Air mattress versus sleeping bag

Comfort

The main reason that campers choose air mattresses is that they can sleep on a cushion of air, floating above the roots, rocks, and compact earth. They are sized similarly to regular beds — twin, full, queen, or king — so there’s plenty of surface to work with. It may not be an identical experience to sleeping in bed at home, but it’s pretty close.

Sleeping bags offer no inherent cushioning. To combat uneven ground and pointy objects, sleeping bag users lay the bag on top of a sleeping pad. The pad is about the same size as the bag, which doesn’t provide much room to roll or turn. It’s a serviceable but Spartan experience that limits quality sleep for some.

Warmth

If you go with an air mattress, you have the choice of using a sleeping bag or bringing sheets and blankets to make it up as you would your bed at home. This can be a helpful way to add familiarity to the experience and ease young children into the routine of camping. Using regular bed linens also allows more flexibility for the weather. If it’s hot, just use a top sheet. If it’s cold, add a blanket or three. 

Cold temperatures are problematic for air mattresses. The air inside the mattress contracts, eliminating the firmness and possibly leaving you on the ground. Also, sleeping on a cushion of  cold air chills the body much faster than sleeping on an insulated sleeping pad on the ground.

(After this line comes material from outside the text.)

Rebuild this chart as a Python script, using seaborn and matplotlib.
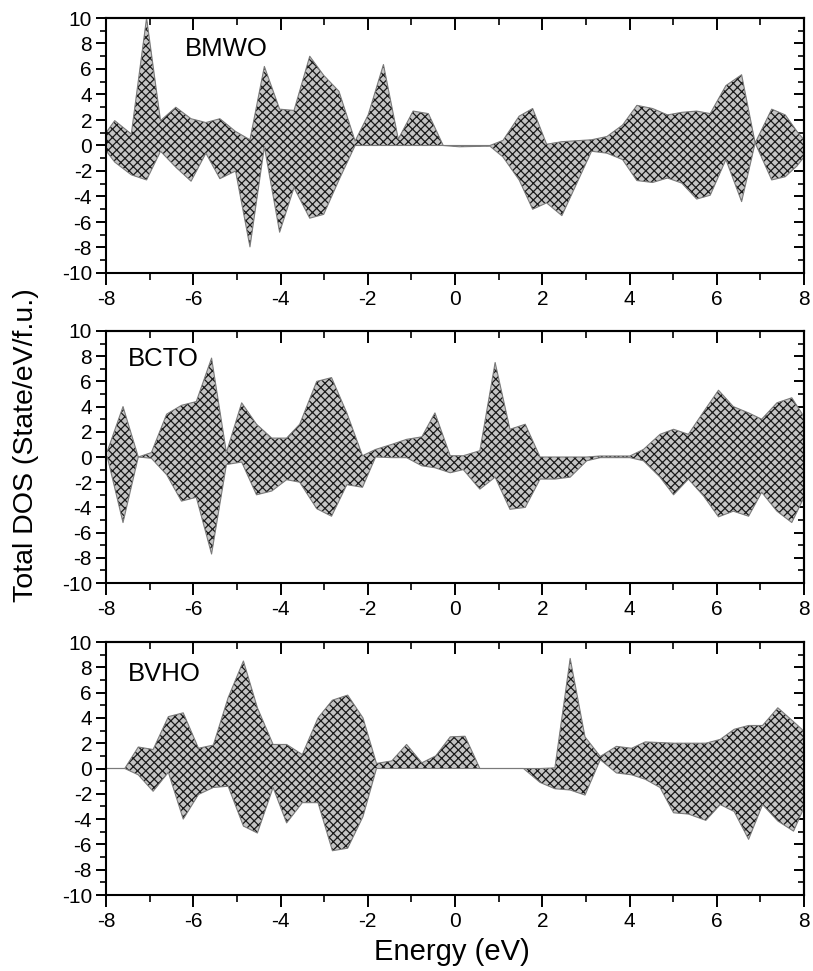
import matplotlib
matplotlib.use("Agg")
import matplotlib.pyplot as plt
from matplotlib.ticker import MultipleLocator, NullFormatter
import numpy as np
import pandas as pd
import seaborn as sns

# ---- spin-resolved total DOS (up > 0, down < 0), State/eV/f.u. ----
labels = ["BMWO", "BCTO", "BVHO"]

energy_bmwo = [-8.0, -7.80, -7.42, -7.07, -6.75, -6.40, -6.05, -5.71, -5.39, -5.03,
               -4.70, -4.37, -4.02, -3.69, -3.33, -3.01, -2.66, -2.29, -1.99, -1.64,
               -1.30, -0.96, -0.61, -0.27, 0.10, 0.80, 1.10, 1.47, 1.78, 2.10,
               2.45, 3.13, 3.48, 3.84, 4.17, 4.53, 4.87, 5.20, 5.54, 5.85,
               6.21, 6.57, 6.88, 7.26, 7.57, 7.84, 8.0]
up_bmwo = [1.0, 1.95, 0.9, 10.0, 1.95, 3.0, 2.1, 1.8, 2.1, 1.1,
           0.45, 6.2, 2.85, 2.75, 7.0, 5.5, 4.25, 0.35, 2.4, 6.35,
           0.5, 2.7, 2.5, 0.0, 0.0, 0.0, 0.4, 2.3, 2.9, 0.1,
           0.3, 0.45, 0.7, 1.6, 3.15, 2.9, 2.4, 2.6, 2.7, 2.5,
           4.7, 5.55, 0.2, 2.85, 2.4, 1.1, 0.45]
down_bmwo = [-0.4, -1.3, -2.3, -2.7, -0.45, -1.7, -2.8, -0.6, -2.6, -2.0,
             -7.95, -0.1, -6.8, -3.3, -5.7, -5.4, -2.7, 0.0, 0.0, 0.0,
             0.0, 0.0, 0.0, 0.0, -0.1, -0.05, -0.9, -2.7, -5.0, -4.5,
             -5.5, -0.45, -0.6, -1.1, -2.75, -2.9, -2.55, -2.95, -4.2, -3.9,
             -1.1, -4.4, 0.2, -2.7, -2.45, -1.6, -0.9]

energy_bcto = [-7.97, -7.61, -7.26, -6.96, -6.61, -6.27, -5.93, -5.58, -5.24, -4.89,
               -4.55, -4.20, -3.86, -3.56, -3.17, -2.83, -2.48, -2.12, -1.82, -1.45,
               -1.11, -0.76, -0.46, -0.11, 0.19, 0.57, 0.92, 1.26, 1.61, 1.95,
               2.29, 2.64, 3.02, 3.33, 4.01, 4.32, 4.70, 5.01, 5.35, 5.70,
               6.04, 6.38, 6.73, 7.03, 7.38, 7.72, 8.0]
up_bcto = [0.45, 4.0, 0.0, 0.35, 3.4, 4.1, 4.4, 7.85, 0.35, 4.3,
           2.6, 1.5, 1.5, 2.6, 6.0, 6.3, 3.5, 0.1, 0.6, 1.0,
           1.4, 1.6, 3.5, 0.1, 0.1, 0.5, 7.5, 2.2, 2.6, 0.0,
           0.0, 0.0, 0.0, 0.08, 0.08, 0.6, 1.8, 2.2, 1.8, 3.6,
           5.3, 4.0, 3.5, 3.0, 4.3, 4.7, 3.2]
down_bcto = [0.0, -5.2, 0.0, -0.1, -1.4, -3.5, -3.2, -7.7, -0.6, -0.4,
             -3.0, -2.7, -1.8, -2.0, -4.1, -4.7, -2.2, -2.4, 0.0, -0.05,
             -0.05, -0.7, -0.85, -1.25, -1.0, -2.55, -1.6, -4.15, -4.0, -1.75,
             -1.75, -1.6, -0.3, -0.05, -0.05, -0.3, -1.6, -3.0, -1.75, -3.1,
             -4.75, -4.3, -4.7, -2.8, -4.3, -5.2, -3.2]

energy_bvho = [-8.0, -7.57, -7.26, -6.92, -6.57, -6.23, -5.88, -5.54, -5.20, -4.85,
               -4.53, -4.17, -3.86, -3.50, -3.14, -2.81, -2.46, -2.11, -1.80, -1.45,
               -1.11, -0.76, -0.44, -0.11, 0.23, 0.57, 1.57, 1.95, 2.29, 2.64,
               2.98, 3.33, 3.70, 4.05, 4.36, 4.70, 5.01, 5.35, 5.75, 6.08,
               6.40, 6.73, 7.05, 7.40, 7.76, 8.0]
up_bvho = [0.0, 0.0, 1.7, 1.5, 4.1, 4.4, 1.6, 1.85, 5.6, 8.5,
           4.8, 1.9, 1.9, 1.1, 4.0, 5.4, 5.8, 4.0, 0.4, 0.6,
           1.9, 0.45, 1.0, 2.5, 2.55, 0.0, 0.0, 0.0, 0.05, 8.7,
           2.5, 0.95, 1.75, 1.6, 2.1, 2.05, 2.0, 2.0, 2.0, 2.3,
           3.1, 3.4, 3.4, 4.8, 3.7, 2.95]
down_bvho = [0.0, 0.0, -0.5, -1.8, -0.3, -4.0, -2.05, -1.5, -1.4, -4.55,
             -5.1, -1.5, -4.3, -2.7, -2.7, -6.5, -6.3, -3.8, 0.0, 0.0,
             0.0, 0.0, 0.0, 0.0, 0.0, 0.0, 0.0, -1.1, -1.6, -1.7,
             -2.1, 0.7, -0.35, -0.5, -0.85, -1.5, -3.5, -3.6, -4.1, -2.85,
             -3.4, -5.6, -2.85, -4.15, -4.95, -3.1]

x_ticks = [-8, -6, -4, -2, 0, 2, 4, 6, 8]
y_ticks = [-10, -8, -6, -4, -2, 0, 2, 4, 6, 8, 10]

panels = [
    (labels[0], energy_bmwo, up_bmwo, down_bmwo, (-6.2, 7.6)),
    (labels[1], energy_bcto, up_bcto, down_bcto, (-7.5, 7.8)),
    (labels[2], energy_bvho, up_bvho, down_bvho, (-7.5, 7.5)),
]

sns.set_theme(style="ticks")
plt.rcParams.update({
    "font.family": ["Liberation Sans", "DejaVu Sans"],
    "hatch.linewidth": 0.9,
    "hatch.color": "#1a1a1a",
    "axes.linewidth": 1.5,
    "axes.unicode_minus": False,
    "text.color": "black",
    "axes.labelcolor": "black",
    "xtick.color": "black",
    "ytick.color": "black",
})

fig = plt.figure(figsize=(8.13, 9.71), dpi=100)
W, H = 813.0, 971.0
left_px, right_px = 106, 804
frames = [(18, 273), (331, 583), (642, 895)]

tick_fs = 15
for (name, en, up, dn, txt), (top_px, bot_px) in zip(panels, frames):
    ax = fig.add_axes([left_px / W, 1 - bot_px / H,
                       (right_px - left_px) / W, (bot_px - top_px) / H])
    df = pd.DataFrame({"Energy": en, "up": up, "down": dn})
    ax.fill_between(df["Energy"], df["down"], df["up"], facecolor="#c4c4c4",
                    edgecolor="#1a1a1a", linewidth=0, hatch="xxxx", zorder=1)
    sns.lineplot(data=df, x="Energy", y="up", ax=ax, color="#7a7a7a",
                 linewidth=0.8, zorder=2)
    sns.lineplot(data=df, x="Energy", y="down", ax=ax, color="#7a7a7a",
                 linewidth=0.8, zorder=2)

    ax.set_xlim(-8, 8)
    ax.set_ylim(-10, 10)
    ax.set_xticks(x_ticks)
    ax.set_yticks(y_ticks)
    ax.xaxis.set_minor_locator(MultipleLocator(1))
    ax.yaxis.set_minor_locator(MultipleLocator(1))
    ax.set_xlabel("")
    ax.set_ylabel("")
    ax.tick_params(which="major", direction="out", length=8.5, width=1.4,
                   labelsize=tick_fs, colors="black")
    ax.tick_params(axis="x", which="major", pad=4)
    ax.tick_params(axis="y", which="major", length=7, pad=3)
    ax.tick_params(which="minor", direction="out", length=5, width=1.2)
    ax.tick_params(axis="y", which="minor", length=4)
    for sp in ax.spines.values():
        sp.set_visible(True)
        sp.set_linewidth(1.5)
        sp.set_color("black")

    # mirrored top / right axes with inward ticks
    top = ax.secondary_xaxis("top")
    top.set_xticks(x_ticks)
    top.xaxis.set_minor_locator(MultipleLocator(1))
    top.xaxis.set_major_formatter(NullFormatter())
    top.tick_params(which="major", direction="in", length=8.5, width=1.4)
    top.tick_params(which="minor", direction="in", length=5, width=1.2)
    top.spines["top"].set_linewidth(1.5)
    right = ax.secondary_yaxis("right")
    right.set_yticks(y_ticks)
    right.yaxis.set_minor_locator(MultipleLocator(1))
    right.yaxis.set_major_formatter(NullFormatter())
    right.tick_params(which="major", direction="in", length=7, width=1.4)
    right.tick_params(which="minor", direction="in", length=4, width=1.2)
    right.spines["right"].set_linewidth(1.5)

    ax.text(txt[0], txt[1], name, fontsize=18.5, va="center", ha="left",
            color="black")

fig.text(26 / W, 1 - 445 / H, "Total DOS (State/eV/f.u.)", rotation=90,
         ha="center", va="center", fontsize=20.5)
fig.text(452 / W, 1 - 952 / H, "Energy (eV)", ha="center", va="center",
         fontsize=21)

fig.savefig("out.png", dpi=100)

In a sleeping bag, temperature control is a matter of choosing the right kind of bag and adjusting the zipper. They are rated for summer, three seasons, or winter based on the amount and type of insulated filling. In the hottest weather, you may find yourself sweating it out on top of a summer-weight bag. For cold-weather camping, the combination of a winter bag and a well-insulated pad offers exceptional warmth and tolerable comfort.

woman carrying an air mattress to her campsite
OSDG/Shutterstock

Convenience

Air mattresses excel for backyard sleepovers and car camping. When the campsite is within a few feet of your vehicle or you can drop off your gear before parking, it’s a convenient option. But they’re bulky and, at 8 to 10 pounds, heavy, and they take up an inordinate amount of space in the packed car and in the tent. They need to be inflated, which requires an electric pump or a powerful set of lungs. And inflatable mattresses can develop leaks or be punctured by sharp rocks or sticks.

Sleeping bags were developed specifically for camping. They offer an excellent weight- and size-to-warmth ratio. They pack into a neat, small package, and they are easy to carry as far as necessary to the campsite. The sleeping bag and sleeping pad combination are far and away the more convenient option for the widest range of camping scenarios.

Durability

As previously noted, air mattresses can easily develop leaks or become damaged while camping. Cheap or expensive doesn’t seem to matter. Rather, it is the inherent design of the mattress. If precautions are taken to prevent tears and punctures, a good air mattress should last about five years.

Sleeping bags are made of rugged materials that are intended to last through many years of  consistent use. Sleeping pads, including closed-cell foam, air foam, and self-inflating designs, are much more rugged than air mattresses. Like sleeping bags, they are made to hold up in the elements for a long life. This equipment will last a decade or more on average.

Mom and three daughters sitting by the campfire
Alena Ozerova/Shutterstock

The bottom line is that the best choice of sleeping gear depends on the camping scenario. If it’s warm and you’re not straying too deeply into the wild, an air mattress will guarantee that you sleep like a baby. If your adventures take you farther off the beaten path, or if the mercury is likely to dip below 50 degrees, then the sleeping bag and pad combo will be a more convenient, reliable, and toasty choice.